Orang Asli reject Selangor’s offer in Kuala Langat forest controversy


Sheridan Mahavera

Four Temuan villages are banding together with an alliance of green groups to stop the destruction of the Kuala Langat north forest reserve. – The Malaysian Insight file pic, February 24, 2020.

THEY are already feeling squeezed in by the airports, the swanky bungalows and upscale shops that have sprung up around the Kuala Langat north forest.

And now they are being told that the forest they call home is slated to be cut down by the Selangor  government.

Although their homes and farms will be not be affected, the 2,000 Orang Asli from four villages will not stand by and see the forest bulldozed to make way for yet another “mixed development project”.

“If the forest dies then our future and that of our children is bleak,” Raman Pahat, tok batin of Kampung Pulau Kempas, told the media in an Orang Asli village in Bukit Cheeding.

Raman was among the elders from the Temuan tribe who gathered to launch a campaign against the Selangor government’s plans to de-gazette 930ha of the Kuala Langat North forest reserve.

De-gazetting the peat swamp forest is the first step towards ending its protected status so that it can be cut down and the land developed.

The forest straddles a western stretch of the Elite Highway between Putra Heights in the north and Gamuda Cove in the south. Cyberjaya and Putrajaya lie opposite the forest across the highway.

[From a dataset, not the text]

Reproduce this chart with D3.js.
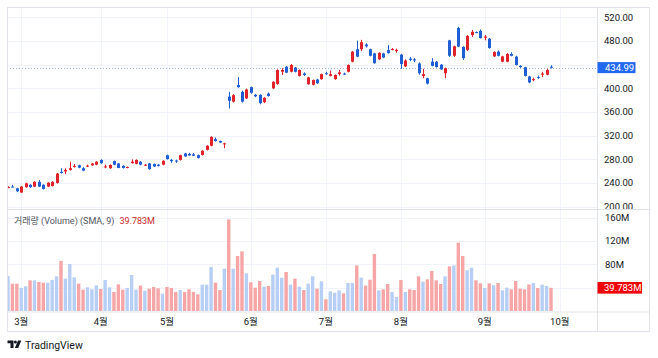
<!DOCTYPE html>
<html><head><meta charset="utf-8">
<script src="https://cdn.jsdelivr.net/npm/d3@7"></script>
<style>
html,body{margin:0;padding:0;background:#fff;}
svg{display:block;font-family:Roboto,"Noto Sans CJK KR","Noto Sans",sans-serif;}
</style></head><body>
<svg id="c" width="658" height="358"></svg>
<script>
// ---- data ----
const monthLabels = ["3월","4월","5월","6월","7월","8월","9월","10월"];
const monthIndex  = [3, 21, 36, 55, 72, 89, 108, 125];
const priceTicks = [200,240,280,320,360,400,440,480,520];
const priceTickLabels = ["200.00","240.00","280.00","320.00","360.00","400.00","","480.00","520.00"];
const volumeTicks = [40,80,120,160];
const volumeTickLabels = ["", "80M", "120M", "160M"];
const lastPrice = 434.99;
const lastVolume = 39.783;

const opens = [232.5,234,231,224,233,237,234,242,237,234,235,240,259,259.5,262,268,270,265,268,270,
271,279,267,265,277,273,269,266,273.5,272.5,276,270,273,272,271,271,287,279,278,279,
290,289,288.5,287,287.5,296,303,314,311,305.5,386,377.5,405.5,394,383,402,389,389,376.5,391,
400,407.5,428,436.5,428,435,421,425,407,406,415,415.5,425.5,421,415.5,424,425,428,445,466,
466,474,466,459,449,459,464.5,465,463,457,437,450,449,442,421,417,445,445,440,425.5,
481,455,502,470,465,490,495,497,485.5,484,454,462,445,445,458,453.5,438,435.5,420,414,
419,423,423,436.5];
const highs = [234.5,237,232,235,240.5,238,243,245,238,241.5,243,257,265,265,276,272,271,267,271,274,
277,280,271,271.5,278,274,270,268,280,280,277,272,274,273,272,278.5,288,281,279.5,288,
291,291,290.5,288,295.5,304,319,317,312,308,394,390,419,396,399.5,403,390.5,390,385,393,
412,432,434,437.5,441,436,432,427,419.5,415,416,425,428,430,423.5,431,426.5,440.5,463,480.5,
482,476,467,460,461,460,473,468,467,458,449,453,451,444,433,418,451,446,441,435,
482,472,504,471,490,498.5,496,499.5,490,485,462.5,464,455,459.5,461,455,439,436.5,421,418,
421.5,428,433,439];
const lows = [231.5,233,225,223,232,232,233,233,229,233,234,239,256,255,261,266,265,260,267,269,
270,272.5,265,264,270,265,264.5,265,273,271.5,270,269,262.5,267,268,270,279.5,274,274,278,
284,286,285.5,281.5,286.5,295,302,310,307.5,299,366,376,401,376,382,391,385,373,375,386,
399,406,422.5,425.5,427,427,420,421,406,405,407.5,414.5,423,420,414.5,421.5,422.5,427,444,452.5,
463,469,454,441.5,448,451,458.5,464,460,433,436,446,444,423,417,406.5,437,435,431,417,
453,453,469.5,448,463,487,493,484,481,467,453,454,444,444,454,438.5,434.5,420,408.5,412,
416,419,422,433.5];
const closes = [233,233.5,226,234,239.5,233,242,234,230,240.5,242,256,257,262,265,269,266,261,269.5,273,
276,273.5,268,270.5,271,265.5,265.5,267,276,279,271,271,263.5,268,269,277.5,280.5,277,276.5,287,
285,286.5,286,282.5,294.5,303,318,311,308.5,307,379,388.5,402,377.5,398,392.5,386.5,375,384,387,
411,431,431,426.5,439.5,428,431,422.5,418.5,414,408.5,424,424,424,422.5,427,424,439.5,462,453.5,
478,471,455,442.5,460,452,459.5,466.5,465,441,447,448,447,425.5,424,408,438,436,432,434,
455,471,470.5,451,488.5,495.5,494,485,487.5,468,461.5,455,454,458,455,439.5,436,421,410,415.5,
418,425,431,434.99];
const volumes = [60,46.9,46.9,39.5,42.3,52.6,52.6,49.7,48.6,48.6,
53.2,59.5,85.8,55.5,80.6,57.7,46.9,36.6,40.6,37.2,
44,37.7,53.2,40.6,32.6,45.7,36.6,39.5,61.7,36.6,
43.5,34.9,38.3,41.2,38.9,29.7,41.2,39.5,32.6,36,
32.6,37.2,32.6,28.6,45.2,45.2,75.5,48.6,36,72.6,
157,72.6,94.3,102.3,64.6,49.2,40,51.5,41.7,42.9,
62.3,74.3,57,66.9,45.2,55.5,41.7,36,46.9,59.5,
38.3,50.9,20,33.7,31.4,35.4,30.3,48,48,78.3,
57.2,43.5,53.7,97.8,35.4,37.2,46.3,32.6,24,53.2,
32.6,37.2,36,59.5,50.3,54.3,68.6,52.6,46.3,59.5,
76.6,78.3,117.2,94.3,69.8,74.3,52.6,47.5,39.5,47.5,
44,48,35.4,40,37.2,51.5,38.3,37.2,45.7,48,
39.5,45.2,42.9,39.783];

// ---- layout ----
const L = 7, R = 597, RB = 650, T = 7, PB = 209, VB = 311.5, B = 331;
const UP = "#e0232b", DOWN = "#1f5fd3";
const VUP = "#b7cff4", VDOWN = "#f6a6a6";
const GRID = "#f0f3fa", BORDER = "#e0e3eb", TXT = "#131722";

const svg = d3.select("#c");
const n = closes.length;
const x = d3.scaleLinear().domain([0, n - 1]).range([8, 551]);
const yP = d3.scaleLinear().domain([200, 520]).range([206.7, 17.3]);
const yV = d3.scaleLinear().domain([0, 160]).range([311, 217.7]);

svg.append("rect").attr("width", 658).attr("height", 358).attr("fill", "#fff");

const defs = svg.append("defs");
defs.append("clipPath").attr("id", "cp").append("rect").attr("x", L).attr("y", T).attr("width", R - L).attr("height", PB - T);
defs.append("clipPath").attr("id", "cv").append("rect").attr("x", L).attr("y", PB).attr("width", R - L).attr("height", VB - PB);
defs.append("clipPath").attr("id", "ca").append("rect").attr("x", R).attr("y", T).attr("width", RB - R).attr("height", PB - T);

// grids
const g = svg.append("g");
g.selectAll(".hp").data(priceTicks).join("line")
  .attr("x1", L).attr("x2", R).attr("y1", d => Math.round(yP(d)) + 0.5).attr("y2", d => Math.round(yP(d)) + 0.5)
  .attr("stroke", GRID);
g.selectAll(".hv").data(volumeTicks).join("line")
  .attr("x1", L).attr("x2", R).attr("y1", d => Math.round(yV(d)) + 0.5).attr("y2", d => Math.round(yV(d)) + 0.5)
  .attr("stroke", GRID);
g.selectAll(".vg").data(monthIndex).join("line")
  .attr("x1", d => Math.round(x(d)) + 0.5).attr("x2", d => Math.round(x(d)) + 0.5)
  .attr("y1", T).attr("y2", VB).attr("stroke", GRID);

// last price line
svg.append("line").attr("x1", L).attr("x2", R)
  .attr("y1", Math.round(yP(lastPrice)) + 0.5).attr("y2", Math.round(yP(lastPrice)) + 0.5)
  .attr("stroke", "#9fb3d4").attr("stroke-dasharray", "1,2");

// candles
const idx = d3.range(n);
const cg = svg.append("g").attr("clip-path", "url(#cp)");
cg.selectAll(".wick").data(idx).join("line")
  .attr("x1", i => Math.round(x(i)) + 0.5).attr("x2", i => Math.round(x(i)) + 0.5)
  .attr("y1", i => yP(highs[i])).attr("y2", i => yP(lows[i]))
  .attr("stroke", i => closes[i] >= opens[i] ? UP : DOWN).attr("stroke-width", 1);
cg.selectAll(".body").data(idx).join("rect")
  .attr("x", i => Math.round(x(i)) - 1)
  .attr("width", 3)
  .attr("y", i => yP(Math.max(opens[i], closes[i])))
  .attr("height", i => Math.max(1, Math.abs(yP(opens[i]) - yP(closes[i]))))
  .attr("fill", i => closes[i] >= opens[i] ? UP : DOWN);

// volume
const vg = svg.append("g").attr("clip-path", "url(#cv)");
vg.selectAll("rect").data(idx).join("rect")
  .attr("x", i => x(i) - 1.7).attr("width", 3.4)
  .attr("y", i => yV(volumes[i])).attr("height", i => yV(0) - yV(volumes[i]))
  .attr("fill", i => closes[i] >= opens[i] ? VUP : VDOWN);

// borders
svg.append("rect").attr("x", L + 0.5).attr("y", T + 0.5).attr("width", RB - L - 1).attr("height", B - T)
  .attr("fill", "none").attr("stroke", BORDER);
svg.append("line").attr("x1", R + 0.5).attr("x2", R + 0.5).attr("y1", T).attr("y2", B).attr("stroke", BORDER);
svg.append("line").attr("x1", L).attr("x2", RB).attr("y1", PB + 0.5).attr("y2", PB + 0.5).attr("stroke", BORDER);
svg.append("line").attr("x1", L).attr("x2", RB).attr("y1", VB + 0.5).attr("y2", VB + 0.5).attr("stroke", BORDER);

// price axis labels
const ax = svg.append("g").attr("clip-path", "url(#ca)").attr("font-size", "9.5px").attr("fill", TXT);
ax.selectAll("text").data(priceTicks).join("text")
  .attr("x", 604).attr("y", d => yP(d)).attr("dy", "0.35em").text((d, i) => priceTickLabels[i]);
// last price tag
svg.append("rect").attr("x", R + 0.5).attr("y", yP(lastPrice) - 5.5).attr("width", 38).attr("height", 11).attr("fill", "#2168f0");
svg.append("text").attr("x", 605).attr("y", yP(lastPrice)).attr("dy", "0.35em")
  .attr("font-size", "9.5px").attr("fill", "#fff").text(lastPrice.toFixed(2));

// volume axis labels
svg.append("g").attr("font-size", "9.5px").attr("fill", TXT)
  .selectAll("text").data(volumeTicks).join("text")
  .attr("x", 605).attr("y", d => yV(d)).attr("dy", "0.35em").text((d, i) => volumeTickLabels[i]);
svg.append("rect").attr("x", R + 0.5).attr("y", yV(lastVolume) - 5.8).attr("width", 44.5).attr("height", 11.6).attr("fill", "#f00000");
svg.append("text").attr("x", 604).attr("y", yV(lastVolume)).attr("dy", "0.35em")
  .attr("font-size", "9.5px").attr("fill", "#fff").text(lastVolume.toFixed(3) + "M");

// volume legend
const lg = svg.append("text").attr("x", 14).attr("y", 221).attr("dy", "0.35em").attr("font-size", "9px");
lg.append("tspan").attr("fill", "#50535e").text("거래량 (Volume) (SMA, 9)");
lg.append("tspan").attr("fill", "#c62828").attr("dx", 5).text(lastVolume.toFixed(3) + "M");

// time axis labels
svg.append("g").attr("font-size", "9.5px").attr("fill", TXT).attr("text-anchor", "middle")
  .selectAll("text").data(monthIndex).join("text")
  .attr("x", d => x(d)).attr("y", 321.5).attr("dy", "0.35em").text((d, i) => monthLabels[i]);

// TradingView logo
const logo = svg.append("g").attr("fill", TXT);
logo.append("path").attr("d", "M7.5,340.5 H13.5 V348 H10.5 V343.2 H7.5 Z");
logo.append("circle").attr("cx", 15.4).attr("cy", 342).attr("r", 1.5);
logo.append("path").attr("d", "M18,340.5 H21.3 L18.2,348 H14.9 Z");
svg.append("text").attr("x", 25).attr("y", 345).attr("dy", "0.35em").attr("font-size", "10.5px")
  .attr("fill", TXT).text("TradingView");
</script></body></html>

Menteri Besar Amirudin Shari said his administration wants to develop the forest because 40% of it is degraded and a forest fire hazard – a claim disputed by civil society groups.

Amirudin has also rejected claims by the Temuan that the forest is part of their communal lands.

The Temuan say their claim to the forest goes back to 1927 when the forest was first gazetted for its protection.

However, Amirudin has said that the state will set aside 423ha of land which is currently occupied by the 2,000 Temuan.

Raman said some of the Temuan were already displaced in the past to make way for the Kuala Lumpur International Airport (KLIA).

“These families are now staying here in the village and they have nowhere else to go if they take away our forest.”

“When Gamuda Cove was being built they bulldozed over the graves of our ancestors. Our ancestors’ bones have been dug up and we can’t honour them anymore.”

The four Temuan villages are banding together with an alliance of green groups to stop the forest’s destruction.

They have started a campaign to send as many objection letters to the Selangor Forestry Department to stop the degazettal of the forest.

Another Temuan villager Tonjoi Pipis said the forest was an important source of income for the community as it provided herbs and raw materials with which they made crafts to sell.

“The forest is also important for the local environment. Because it is peat swamp it helps controls floods in the area. Without it, the whole of Kuala Langat and even Klang will experience very bad floods in the future.”

The 423ha the government sets aside for the Temuan will be meaningless if the forest is destroyed anyway.

“The forest is important for our cultural and religious practices. Without it we are doomed.” – February 24, 2020.